# preamp tube question



## Waterloo (Dec 25, 2012)

I have an '83 Princeton reverb II, bought it a year ago. Although the tube chart on the inside of the cab recommends an AT7 in v2, this had an AX7 in that spot. The original owner passed away so can't ask him about the amp history (any mods done, etc).

Although it sounded fine, I changed the preamp tubes a couple of weeks ago, as they were all microphonic but put an AT7 (instead of the AX7) in v2. On Friday, I noticed the amp just didn't sound right, nothing terrible but just off. Yesterday while at a jam, it really went downhill, total distortion, and sure enough the new AT7 in v2 was microphonic. 
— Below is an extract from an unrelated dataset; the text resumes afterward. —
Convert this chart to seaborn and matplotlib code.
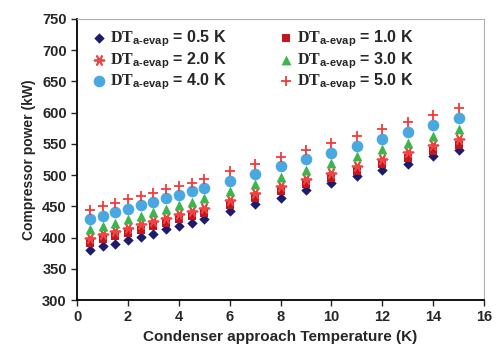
import numpy as np
import matplotlib
matplotlib.use("Agg")
import matplotlib.pyplot as plt
import seaborn as sns
import pandas as pd

# condenser approach temperature (K)
x_vals = [0.5, 1, 1.5, 2, 2.5, 3, 3.5, 4, 4.5, 5, 6, 7, 8, 9, 10, 11, 12, 13, 14, 15]

p_05 = [380, 386, 390, 396, 401, 406, 413, 418, 424, 430, 442, 453, 464, 476, 487, 498, 508, 518, 530, 540]
p_10 = [392, 397, 402, 407, 412, 418, 423, 429, 434, 440, 452, 463, 474, 485, 496, 507, 518, 528, 539, 549]
p_20 = [400, 405, 410, 416, 421, 426, 432, 437, 443, 448, 460, 471, 482, 493, 504, 515, 526, 537, 548, 558]
p_30 = [414, 419, 424, 430, 435, 441, 446, 452, 457, 463, 474, 486, 497, 508, 519, 530, 541, 552, 563, 574]
p_40 = [430, 435, 441, 446, 452, 457, 463, 468, 474, 479, 491, 502, 514, 525, 536, 547, 558, 569, 580, 591]
p_50 = [444, 450, 455, 461, 466, 472, 477, 483, 488, 494, 506, 517, 529, 540, 552, 563, 574, 585, 596, 607]

dt_labels = ["0.5", "1.0", "2.0", "3.0", "4.0", "5.0"]
series = [p_05, p_10, p_20, p_30, p_40, p_50]

sns.set_style("white")
plt.rcParams["font.family"] = ["Liberation Sans", "DejaVu Sans"]
plt.rcParams["mathtext.fontset"] = "custom"
plt.rcParams["mathtext.bf"] = "Liberation Serif:bold"
plt.rcParams["mathtext.sf"] = "Liberation Sans:bold"
plt.rcParams["mathtext.rm"] = "Liberation Sans:bold"


def make_label(dt):
    return r"$\mathbf{DT}_{\mathsf{a\text{-}evap}}$" + " = " + dt + " K"


rows = []
for dt, vals in zip(dt_labels, series):
    for xv, yv in zip(x_vals, vals):
        rows.append({"x": xv, "power": yv, "DT": make_label(dt)})
df = pd.DataFrame(rows)

names = [make_label(d) for d in dt_labels]
colors = ["#1c1c6e", "#c4161c", "#ee4444", "#3cb54a", "#4aa8e0", "#f23a3a"]
markers = ["D", "s", (6, 2, 90), "^", "o", "+"]
sizes = [28, 40, 50, 50, 70, 60]

fig, ax = plt.subplots(figsize=(4.98, 3.58), dpi=100)
fig.subplots_adjust(left=0.155, right=0.972, top=0.947, bottom=0.162)

for name, c, m, s in zip(names, colors, markers, sizes):
    sub = df[df["DT"] == name]
    lw = 0 if m in ["D", "s", "^", "o"] else 1.3
    sns.scatterplot(data=sub, x="x", y="power", ax=ax, color=c, marker=m,
                    s=s, linewidth=lw, label=name)

ax.set_xlim(0, 16)
ax.set_ylim(300, 750)
ax.set_xticks(np.arange(0, 17, 2))
ax.set_yticks(np.arange(300, 751, 50))
ax.tick_params(axis="both", direction="out", length=4, width=1, labelsize=10.5,
               bottom=True, left=True)
for lab in ax.get_xticklabels() + ax.get_yticklabels():
    lab.set_fontweight("bold")
ax.set_xlabel("Condenser approach Temperature (K)", fontsize=11, fontweight="bold")
ax.set_ylabel("Compressor power (kW)", fontsize=10, fontweight="bold")

for sp in ["left", "bottom"]:
    ax.spines[sp].set_color("black")
    ax.spines[sp].set_linewidth(1.3)
for sp in ["top", "right"]:
    ax.spines[sp].set_color("#b0b0b0")
    ax.spines[sp].set_linewidth(0.8)

# row-wise legend order: 0.5 1.0 / 2.0 3.0 / 4.0 5.0
handles, labels = ax.get_legend_handles_labels()
order = [0, 2, 4, 1, 3, 5]
leg = ax.legend([handles[i] for i in order], [labels[i] for i in order],
                loc="upper left", ncol=2, frameon=False, fontsize=11.5,
                handletextpad=0.2, columnspacing=3.2, labelspacing=0.05,
                borderaxespad=0.2, handlelength=1.0, bbox_to_anchor=(0.01, 1.0))
for t in leg.get_texts():
    t.set_fontweight("bold")

fig.savefig("out.png", dpi=100)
Here's my question: is this just a one-off defective tube or is something else going on elsewhere in the amp that would cause the AT7 to fail so quickly (in only 2 weeks)? 

I'll probably take it into a tech to have a look-see but welcome any thoughts on this.


----------



## dtsaudio (Apr 15, 2009)

According to the schematic, V2 is the reverb driver. 12AT7's are a much more robust tube than a 12AX7 and should be in that location. It is possible you got a bad tube.


----------



## Waterloo (Dec 25, 2012)

That was my first thought so I'll follow it along (I put in another at7) and we'll see if how it goes.


----------



## mhammer (Nov 30, 2007)

Q: Would the long-term use of an AX7, at a point in the circuit where an AT7 is called for, have any impact on any associated electro caps?


----------



## dtsaudio (Apr 15, 2009)

Not likely. It's more likely the 12AX7 would have a short life.


----------